Continuing from last week, the speed detector now requires external connections for the user to configure operation. By capturing the value of the property pins created for each speed detector, and assigning this to the beam breaker components within the speed detector component, we can achieve this. (For reference, this was covered in an earlier post here)
Now that the pinchange macro will callback successfully on shapes breaking the beam breakers, we can edit the flowchart and see its effects.
The macro, when called, needs to start a timer; if a timer hasn’t already been started when the first beam breaker is triggered. Only when a timer has been started, and the first beam breaker has been broken, should the program be allowed to act upon the second beam breaker being broken.
Using a byte to store a value for the state that the program is in we can achieve this. State=0 indicates the program is awaiting the first beam breaker to break, and State=1 indicates the second beam breaker is waiting to be broken.
When the first beambreaker is broken, the timer is started, with an interval set by the user. Every “Timermultiple” milliseconds, will the EV_timer macro be called back. Global variable, “timerval” counts these iterations.

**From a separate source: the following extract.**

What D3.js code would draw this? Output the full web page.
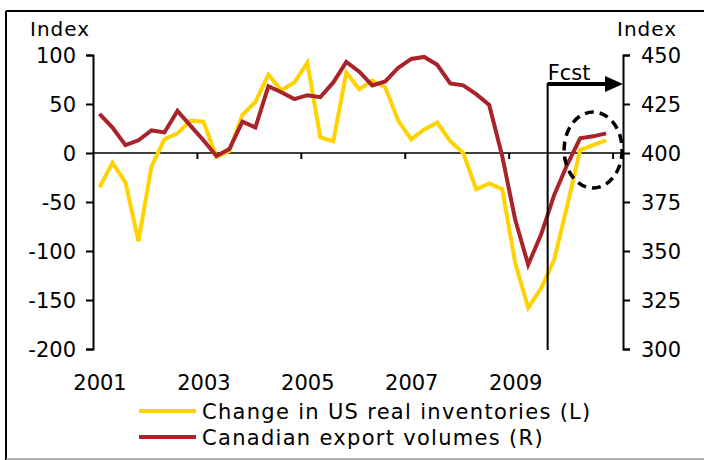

When the second beam breaker is broken, the relevant values for calculating the speed are displayed on the dash, and are then calculated.
This value is then passed to the update display macro.
Update_display is very simple in that it just displays a value passed to it with a text concatenation.
Similarly, the Ev_timer callback is just as simple in that when the timer reaches the time set for it to measure, it is required to start again and measure the next instance of that time. This loop stops when the second beabreaker is broken, and the System.TimerStop macro is called.
Finally, to test the component, in the main macro, there is a short program to move a shape along the plane through the beam breakers. When viewing this macro from within flowcode, just hit the play button. Varying the delay between movements of the shape will speed up and slow down the movement.
Results from varying the Timermultiple value give results that skew when set to a value of less than ~20. Such low latency brings other computations into consideration and becomes inconsistent with expectations.